FOR IMMEDIATE RELEASE:  FRIDAY, OCT. 12, 2012

Census Bureau Names Irwin Garfinkel to National Advisory Committee on Racial, Ethnic and Other Populations

The U.S. Census Bureau announced today the establishment of the National Advisory Committee on Racial, Ethnic and Other Populations and has named Irwin Garfinkel as a member of the committee.

The National Advisory Committee will advise the Census Bureau on a wide range of variables that affect the cost, accuracy and implementation of the Census Bureau’s programs and surveys, including the once-a-decade census. The committee, which is comprised of 32 members from multiple disciplines, will advise the Census Bureau on topics such as housing, children, youth, poverty, privacy, race and ethnicity, as well as lesbian, gay, bisexual, transgender and other populations.

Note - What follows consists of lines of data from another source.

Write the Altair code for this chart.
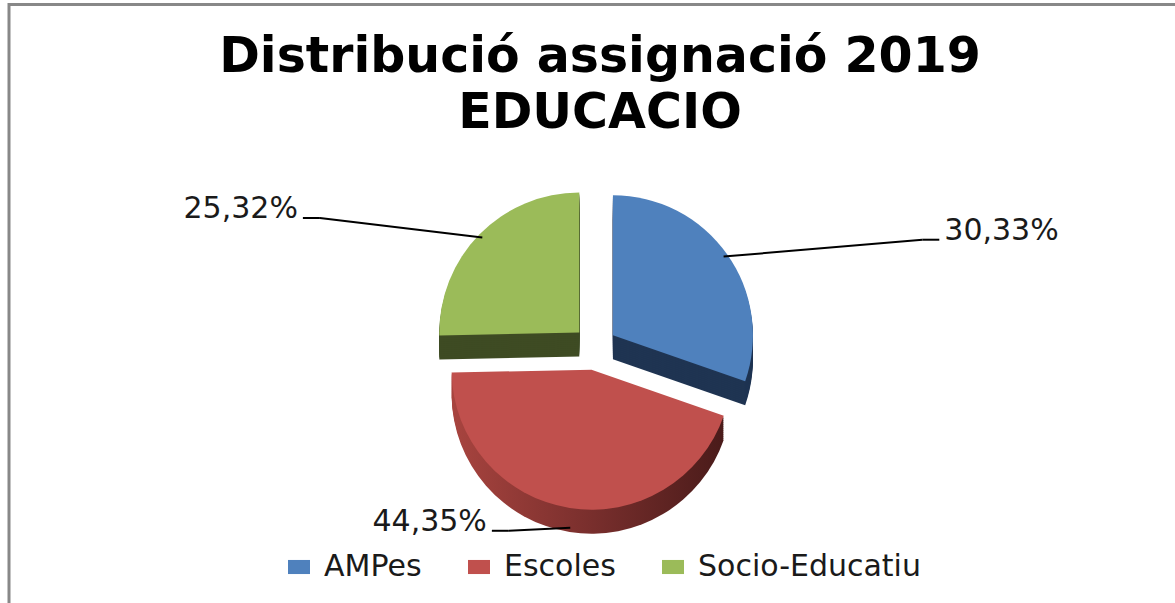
import altair as alt
import pandas as pd

# ---- data ----
categories = ["AMPes", "Escoles", "Socio-Educatiu"]
values = [30.33, 44.35, 25.32]
title_lines = ["Distribució assignació 2019", "EDUCACIO"]

# ---- styles ----
top_colors = ["#4F81BD", "#C0504D", "#9BBB59"]
side_colors = ["#1F3452", "#7A2F2D", "#3E4B23"]
FONT = "DejaVu Sans"
CX, CY, R, EXPLODE, DEPTH = 595, 348, 140, 22, 24
LCX, LCY, LRX, LRY, LPUSH = 604, 335, 339, 180, 64

df = pd.DataFrame({"cat": categories, "value": values,
                   "order": list(range(len(categories)))})

base = (
    alt.Chart(df)
    .transform_joinaggregate(total="sum(value)")
    .transform_window(cum="sum(value)", sort=[alt.SortField("order")], frame=[None, 0])
    .transform_calculate(
        t0="2*PI*(datum.cum - datum.value)/datum.total",
        t1="2*PI*datum.cum/datum.total",
    )
    .transform_calculate(mid="(datum.t0 + datum.t1)/2")
    .transform_calculate(
        s="sin(datum.mid)", c="cos(datum.mid)",
        sg="sin(datum.mid) >= 0 ? 1 : -1",
    )
    .transform_calculate(
        cx=f"{CX} + {EXPLODE}*datum.s",
        cy=f"{CY} - {EXPLODE}*datum.c",
    )
    .transform_calculate(
        ex=f"datum.cx + {R}*0.97*datum.s",
        ey=f"datum.cy - {R}*0.97*datum.c + (datum.c < 0 ? {DEPTH} : 0)",
        lx=f"{LCX} + {LRX}*datum.s + {LPUSH}*datum.sg",
        ly=f"{LCY} - {LRY}*datum.c + (datum.c < 0 ? 9 : 0)",
        label="replace(format(datum.value, '.2f'), '.', ',') + '%'",
    )
    .transform_calculate(
        kx="datum.lx - 22*datum.sg",
        endx="datum.lx - 5*datum.sg",
        hy="datum.ly + 9",
    )
)

arc_enc = dict(
    theta=alt.Theta("t0:Q", scale=None),
    theta2="t1:Q",
    x=alt.X("cx:Q", scale=None),
    y=alt.Y("cy:Q", scale=None),
)

front = categories[1]
sides = [
    base.transform_filter(f"datum.cat != '{front}'").mark_arc(radius=R, yOffset=d).encode(
        color=alt.Color("cat:N", scale=alt.Scale(domain=categories, range=side_colors), legend=None),
        **arc_enc,
    )
    for d in range(DEPTH, 0, -2)
]
red_grad = alt.LinearGradient(
    gradient="linear", x1=0, x2=1, y1=0, y2=0,
    stops=[alt.GradientStop(color="#A8443F", offset=0),
           alt.GradientStop(color="#7A2F2D", offset=0.5),
           alt.GradientStop(color="#4A1B1A", offset=1)],
)
front_sides = [
    base.transform_filter(f"datum.cat == '{front}'").mark_arc(
        radius=R, yOffset=d, color=red_grad).encode(**arc_enc)
    for d in range(DEPTH, 0, -2)
]

tops = base.mark_arc(radius=R).encode(
    color=alt.Color(
        "cat:N",
        scale=alt.Scale(domain=categories, range=top_colors),
        legend=alt.Legend(
            title=None, orient="none", legendX=284, legendY=552,
            direction="horizontal",
            symbolType="M-1,-0.64L1,-0.64L1,0.64L-1,0.64Z", symbolSize=484,
            symbolStrokeWidth=0, labelFont=FONT, labelFontSize=30,
            labelColor="#1a1a1a", columnPadding=42, labelOffset=10,
            padding=0, labelLimit=400,
        ),
    ),
    **arc_enc,
)

lead1 = base.mark_rule(color="black", strokeWidth=2).encode(
    x=alt.X("ex:Q", scale=None), y=alt.Y("ey:Q", scale=None),
    x2="kx:Q", y2="hy:Q",
)
lead2 = base.mark_rule(color="black", strokeWidth=2).encode(
    x=alt.X("kx:Q", scale=None), y=alt.Y("hy:Q", scale=None),
    x2="endx:Q", y2="hy:Q",
)
labels_right = base.transform_filter("datum.sg > 0").mark_text(
    font=FONT, fontSize=30, color="#1a1a1a", align="left", baseline="middle"
).encode(x=alt.X("lx:Q", scale=None), y=alt.Y("ly:Q", scale=None), text="label:N")
labels_left = base.transform_filter("datum.sg < 0").mark_text(
    font=FONT, fontSize=30, color="#1a1a1a", align="right", baseline="middle"
).encode(x=alt.X("lx:Q", scale=None), y=alt.Y("ly:Q", scale=None), text="label:N")

one = alt.Chart(pd.DataFrame({"k": [0]}))
title = one.mark_text(
    text=title_lines, font=FONT, fontSize=49, fontWeight="bold",
    align="center", baseline="top", lineHeight=56, color="black",
).encode(x=alt.value(600), y=alt.value(33))

border_left = one.mark_rule(color="#888888", strokeWidth=3).encode(
    x=alt.value(9), y=alt.value(3), y2=alt.value(603))
border_top = one.mark_rule(color="#888888", strokeWidth=3).encode(
    x=alt.value(8), x2=alt.value(1175), y=alt.value(4.5))

chart = (
    alt.layer(border_left, border_top, title, *sides, *front_sides, tops, lead1, lead2,
              labels_right, labels_left)
    .resolve_scale(color="independent")
    .properties(width=1175, height=603, padding=0, autosize=alt.AutoSizeParams(type="none"),
                background="white")
    .configure_view(stroke=None)
)

chart.save("out.html", embed_options={"renderer": "svg", "actions": False})
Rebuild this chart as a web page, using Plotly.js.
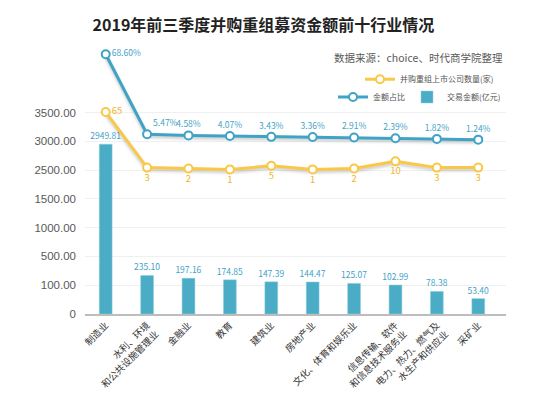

“We expect that the expertise of this committee will help us meet emerging challenges the Census Bureau faces in producing statistics about our diverse nation,” said Thomas Mesenbourg, the Census Bureau’s acting director. “By helping us better understand a variety of issues that affect statistical measurement, this committee will help ensure that the Census Bureau continues to provide relevant and timely statistics used by federal, state and local governments as well as business and industry in an increasingly technologically oriented society.”

The National Advisory Committee members, who serve at the discretion of the Census Bureau director, are chosen to serve based on expertise and knowledge of the cultural patterns, issues and/or statistical needs of hard-to-count populations.

Irwin Garfinkel is the Mitchell I. Ginsberg Professor of Contemporary Urban Problems at the Columbia University School of Social Work and co-founding director of the Columbia Population Research Center. He was the director of the Institute for Research on Poverty (1975-1980) and the School of Social Work (1982-1984) at the University of Wisconsin. Between 1980 and 1990, he was the principal investigator of the Wisconsin child support study. A social worker and an economist by training, he has authored or co-authored more than 200 scientific articles and 16 books and edited volumes on poverty, income transfers, program evaluation, single parent families and child support, and the welfare state. His research on child support and welfare influenced legislation in Wisconsin and other American states, the U.S. Congress, Great Britain, Australia and Sweden. He is currently the co-principal investigator of the Fragile Families and Child Well-Being Study. His most recent book is “Wealth and Welfare States: Is America Laggard or Leader?”